As early as 1939, Jacquelyn Cochran has a conversation with Eleanor
Roosevelt about the idea of using about women pilots. She writes a letter in
fact to Eleanor, where she uses the terms "I believe in a future conflict the
bottleneck will be skilled pilots, and perhaps we can make use of the women who
have those skills in this conflict."
This was phenomenally unusual! Think about a world where women flying
was unthinkable. There were 800, 900 women who had a pilot's license in the
late 1930s. And if you were to ask the American public "Can women fly
airplanes?" the response would be "No." And they would say "Well, what Amelia
Earhart, or Jacquelyn Cochran" and they'd say "Well, yes, they can do it, but
they're anomalies, they're unusual. They're not average American
women." Remember, these are years when few women even had driver's licenses!
So it's not a time where little girls growing up thought "One day I'll fly
military airplanes!" In fact, the idea of growing up and flying airplanes at
all would be absurd!
Cochran writes to Eleanor Roosevelt, proposes this idea, Eleanor is
intrigued by the idea - in fact she writes a column about it in her famous
My Day column series. She writes about the idea of using women pilots,
of using women in the military. Eleanor - like Earhart, like other women in
that time period - is very much an advocate of women's equal participation in
the workplace. And so she sees this as a splendid idea and begins to put some
weight behind it. Eleanor Roosevelt is also a really good friend of Earhart's,
loves Earhart and so part of that was a way of continuing a legacy of Earhart
for Eleanor. But nothing happens in the interim. Jackie comes up with
some proposals for using women pilots in 1941 and in particular the
conversation is stimulated by a luncheon for the Collier Trophy. The Collier
Trophy is the most prestigious award given in American aviation every year;
it's for the most outstanding achievement in aviation in the United States in
the preceding year. Cochran had been on that Awards Committee, the award was
presented at the White House every year, she's attending the ceremony that
year. At that meeting she hooks up with Hap Arnold and Clayton Knight. Clayton
Knight is the director of the British ferry command; Hap Arnold is the leading
aviation officer in the United States at the time. And they have a general
conversation about the idea of using women pilots, of Britain's use of women
pilots, of whether or not such an idea might be a good one in the United
States.
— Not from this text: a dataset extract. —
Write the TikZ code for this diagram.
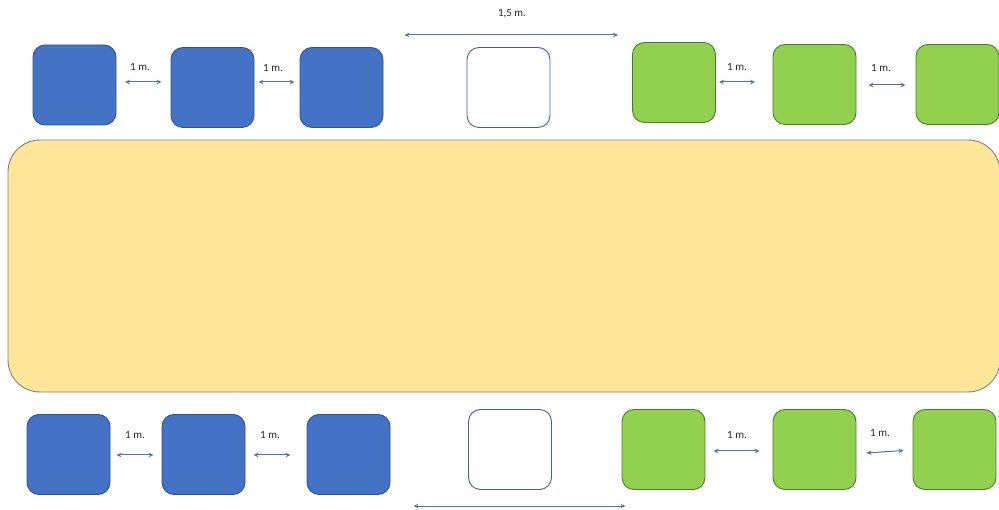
\documentclass[tikz,border=0pt]{standalone}
\usepackage{fontspec}
\setmainfont{Carlito}
\usetikzlibrary{arrows.meta}
\definecolor{bluefill}{HTML}{4472C4}
\definecolor{blueline}{HTML}{2F528F}
\definecolor{greenfill}{HTML}{92D050}
\definecolor{greenline}{HTML}{4E7A2E}
\definecolor{tablefill}{HTML}{FFE699}
\definecolor{tableline}{HTML}{7F7F7F}
\definecolor{dimcol}{HTML}{4F73AE}
\tikzset{
  seat/.style={rectangle, rounded corners=12pt, minimum width=83pt, minimum height=80pt, line width=0.9pt, inner sep=0pt},
  blueseat/.style={seat, fill=bluefill, draw=blueline},
  greenseat/.style={seat, fill=greenfill, draw=greenline},
  whiteseat/.style={seat, fill=white, draw=blueline!70!gray},
  dimarrow/.style={draw=dimcol, line width=1pt, {Stealth[length=5pt,width=4.5pt]}-{Stealth[length=5pt,width=4.5pt]}},
  lbl/.style={font=\fontsize{11}{13}\selectfont, text=black!85, inner sep=0pt}
}
\begin{document}
\begin{tikzpicture}[x=1pt,y=-1pt]
\useasboundingbox (0,0) rectangle (999,510);
% table
\node[draw=tableline, fill=tablefill, line width=0.9pt, rounded corners=32pt, minimum width=992pt, minimum height=252pt, inner sep=0pt] (table) at (504,266) {};
% top row
\node[blueseat] (tb1) at (74.5,85) {};
\node[blueseat] (tb2) at (212.5,87.5) {};
\node[blueseat] (tb3) at (341.5,87.5) {};
\node[whiteseat] (tw) at (508.5,87.5) {};
\node[greenseat] (tg1) at (674,82.5) {};
\node[greenseat] (tg2) at (814.5,84.5) {};
\node[greenseat] (tg3) at (957.5,84.5) {};
% bottom row
\node[blueseat] (bb1) at (68.5,454.5) {};
\node[blueseat] (bb2) at (203.5,454.5) {};
\node[blueseat] (bb3) at (348.5,454.5) {};
\node[whiteseat] (bw) at (510,449.5) {};
\node[greenseat] (bg1) at (663.5,449.5) {};
\node[greenseat] (bg2) at (814.5,449.5) {};
\node[greenseat] (bg3) at (954.5,449.5) {};
% top dimension arrows
\draw[dimarrow] ([shift={(8.5,-3)}]tb1.east) -- ([shift={(-9,-5.5)}]tb2.west);
\node[lbl] (lt1) at (140,67) {1 m.};
\draw[dimarrow] ([shift={(4,-5.5)}]tb2.east) -- ([shift={(-5,-5.5)}]tb3.west);
\node[lbl] (lt2) at (273,68) {1 m.};
\draw[dimarrow] ([shift={(-62,-52.5)}]tw.west) -- ([shift={(67.5,-52.5)}]tw.east);
\node[lbl] (lt3) at (512,14) {1,5 m.};
\draw[dimarrow] ([shift={(3,-0.5)}]tg1.east) -- ([shift={(-17.5,-2.5)}]tg2.west);
\node[lbl] (lt4) at (737,67) {1 m.};
\draw[dimarrow] ([shift={(12,0.5)}]tg2.east) -- ([shift={(-10,0.5)}]tg3.west);
\node[lbl] (lt5) at (881,68) {1 m.};
% bottom dimension arrows
\draw[dimarrow] ([shift={(6,0.5)}]bb1.east) -- ([shift={(-8,0.5)}]bb2.west);
\node[lbl] (lb1) at (135,435) {1 m.};
\draw[dimarrow] ([shift={(8,0.5)}]bb2.east) -- ([shift={(-16,0.5)}]bb3.west);
\node[lbl] (lb2) at (270,435) {1 m.};
\draw[dimarrow] ([shift={(-54.5,56.5)}]bw.west) -- ([shift={(73.5,56.5)}]bw.east);
\draw[dimarrow] ([shift={(8,1.5)}]bg1.east) -- ([shift={(-13,1.5)}]bg2.west);
\node[lbl] (lb3) at (737,435) {1 m.};
\draw[dimarrow] ([shift={(10,3.5)}]bg2.east) -- ([shift={(-9,1)}]bg3.west);
\node[lbl] (lb4) at (880,433) {1 m.};
\end{tikzpicture}
\end{document}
And there's enough positive reaction to that conversation that Cochran
goes out and begins to do a little survey of women who are commercially rated
pilots; tries to find out how many there are. It turns out there's between 130
and 150 according to her count, and she prepares a proposal which she sends to
Arnold, outlining a plan for making use of these women.
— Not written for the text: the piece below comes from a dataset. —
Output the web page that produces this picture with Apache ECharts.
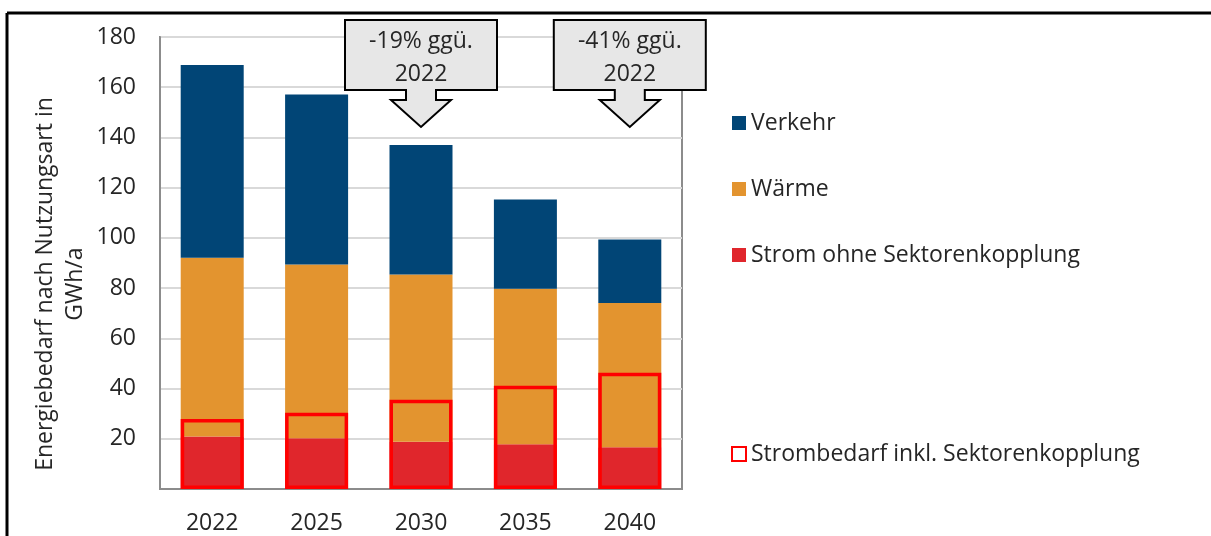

He says "Thanks but no thanks." This is precisely the moment when actually the
ferrying command in the United States Air Force, at that time the Army Air
Corp, becomes the Army Air Forces of World War II and we now have the Air
Transport Command. There's a complete re-organization. That re-organization
brings in new people into Washington who have the responsibility for ferrying
airplanes, not just around the United States but now around the world. So
there's a domestic division, ferrying division, and six foreign divisions that
are created at this time. This is the group that's going to transport people
and airplanes and supplies all over the world in support of the American war
effort. Domestically their responsibility is to get the aircraft from the
factory to the bases and to the points of embarkation, and that is the group
that is under the command of William Tunner.
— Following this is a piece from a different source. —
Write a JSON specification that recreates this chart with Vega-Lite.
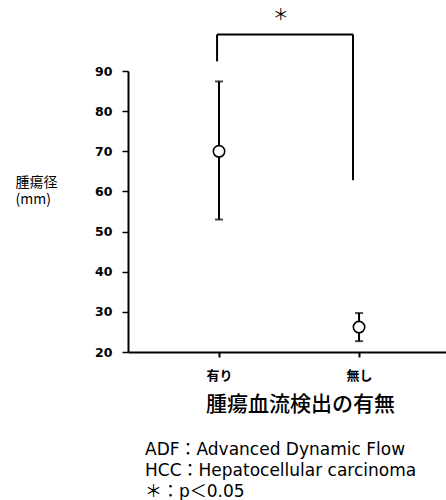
{
  "$schema": "https://vega.github.io/schema/vega-lite/v6.json",
  "width": 318,
  "height": 281,
  "autosize": {"type": "none"},
  "padding": {"left": 128, "top": 71, "right": 0, "bottom": 148},
  "background": "white",
  "config": {"view": {"stroke": null}, "font": "Noto Sans CJK JP"},
  "title": {
    "text": ["ADF：Advanced Dynamic Flow", "HCC：Hepatocellular carcinoma", "＊：p＜0.05"],
    "orient": "bottom",
    "anchor": "start",
    "frame": "group",
    "font": "DejaVu Sans, Noto Sans CJK JP",
    "fontSize": 17,
    "fontWeight": "normal",
    "color": "black",
    "lineHeight": 21,
    "baseline": "top",
    "dx": 17,
    "offset": 28
  },
  "datasets": {
    "groups": [
      {"flow": "有り", "pos": 1, "mean": 70, "lower": 53, "upper": 87.4},
      {"flow": "無し", "pos": 2, "mean": 26.2, "lower": 22.7, "upper": 29.7}
    ],
    "bracket": [
      {"pos": 0.986, "pos2": 0.986, "val": 92.4, "val2": 99.1},
      {"pos": 0.986, "pos2": 1.957, "val": 99.1, "val2": 99.1},
      {"pos": 1.957, "pos2": 1.957, "val": 99.1, "val2": 62.8}
    ],
    "sig": [
      {"pos": 1.44, "val": 104, "label": "＊"}
    ]
  },
  "layer": [
    {
      "data": {"name": "groups"},
      "mark": {"type": "rule", "strokeWidth": 2, "color": "black"},
      "encoding": {
        "x": {
          "field": "pos", "type": "quantitative",
          "scale": {"domain": [0.35, 2.621], "nice": false, "zero": false},
          "axis": {
            "values": [1, 2],
            "labelExpr": "datum.value == 1 ? '有り' : '無し'",
            "title": "腫瘍血流検出の有無",
            "grid": false,
            "domainColor": "black", "domainWidth": 2,
            "tickColor": "black", "tickWidth": 2, "tickSize": 5,
            "labelFont": "Noto Sans CJK JP", "labelFontSize": 13, "labelFontWeight": "bold", "labelColor": "black",
            "labelPadding": 12,
            "titleFont": "Noto Sans CJK JP", "titleFontSize": 21, "titleFontWeight": 500, "titleColor": "black",
            "titleX": 172, "titleY": 52, "titleAnchor": "middle", "titleAlign": "center", "titleBaseline": "middle"
          }
        },
        "y": {
          "field": "lower", "type": "quantitative",
          "scale": {"domain": [20, 90], "nice": false, "zero": false},
          "axis": {
            "values": [20, 30, 40, 50, 60, 70, 80, 90],
            "title": ["腫瘍径", "(mm)"],
            "grid": false,
            "domainColor": "black", "domainWidth": 2,
            "tickColor": "black", "tickWidth": 1.5, "tickSize": 6,
            "labelFont": "DejaVu Sans", "labelFontSize": 12.5, "labelFontWeight": "bold", "labelColor": "black",
            "labelPadding": 10,
            "titleFont": "Noto Sans CJK JP", "titleFontSize": 14, "titleFontWeight": "normal", "titleColor": "black",
            "titleAngle": 0, "titleAlign": "left", "titleBaseline": "alphabetic", "titleLineHeight": 17,
            "titleX": -113, "titleY": 115
          }
        },
        "y2": {"field": "upper"}
      }
    },
    {
      "data": {"name": "groups"},
      "mark": {"type": "tick", "orient": "horizontal", "size": 8, "thickness": 2, "color": "black"},
      "encoding": {
        "x": {"field": "pos", "type": "quantitative"},
        "y": {"field": "upper", "type": "quantitative"}
      }
    },
    {
      "data": {"name": "groups"},
      "mark": {"type": "tick", "orient": "horizontal", "size": 8, "thickness": 2, "color": "black"},
      "encoding": {
        "x": {"field": "pos", "type": "quantitative"},
        "y": {"field": "lower", "type": "quantitative"}
      }
    },
    {
      "data": {"name": "groups"},
      "mark": {"type": "point", "shape": "circle", "filled": false, "fill": "white", "fillOpacity": 1, "stroke": "black", "strokeWidth": 1.6, "size": 130, "opacity": 1},
      "encoding": {
        "x": {"field": "pos", "type": "quantitative"},
        "y": {"field": "mean", "type": "quantitative"}
      }
    },
    {
      "data": {"name": "bracket"},
      "mark": {"type": "rule", "strokeWidth": 2, "color": "black", "clip": false},
      "encoding": {
        "x": {"field": "pos", "type": "quantitative"},
        "x2": {"field": "pos2"},
        "y": {"field": "val", "type": "quantitative"},
        "y2": {"field": "val2"}
      }
    },
    {
      "data": {"name": "sig"},
      "mark": {"type": "text", "font": "Noto Sans CJK JP", "fontSize": 16, "color": "black", "baseline": "middle", "align": "center", "clip": false},
      "encoding": {
        "x": {"field": "pos", "type": "quantitative"},
        "y": {"field": "val", "type": "quantitative"},
        "text": {"field": "label"}
      }
    }
  ]
}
William Tunner of course is assisted by Bob Love, and through him he meets
Nancy Love. Nancy Love is an active pilot and she has asked by William Tunner
to come up with an idea - a plan, if you will - of how to recruit some women to
support the ferrying command's shortage. The ferrying division is lowest
of low priority. The pilot need is largely in the Eighth Air in England,
then in the Pacific for military pilots - so at the bottom of the feeding chain
is the ferrying divisions, the people that have to get the planes from the
factory to the air fields. And because they're so low priority, Tunner has to
look to alternatives that he would not necessarily consider in normal, peace
time circumstances, and that's why the idea that Nancy Love proposes gets a
hearing. Two years earlier it wouldn't get a hearing.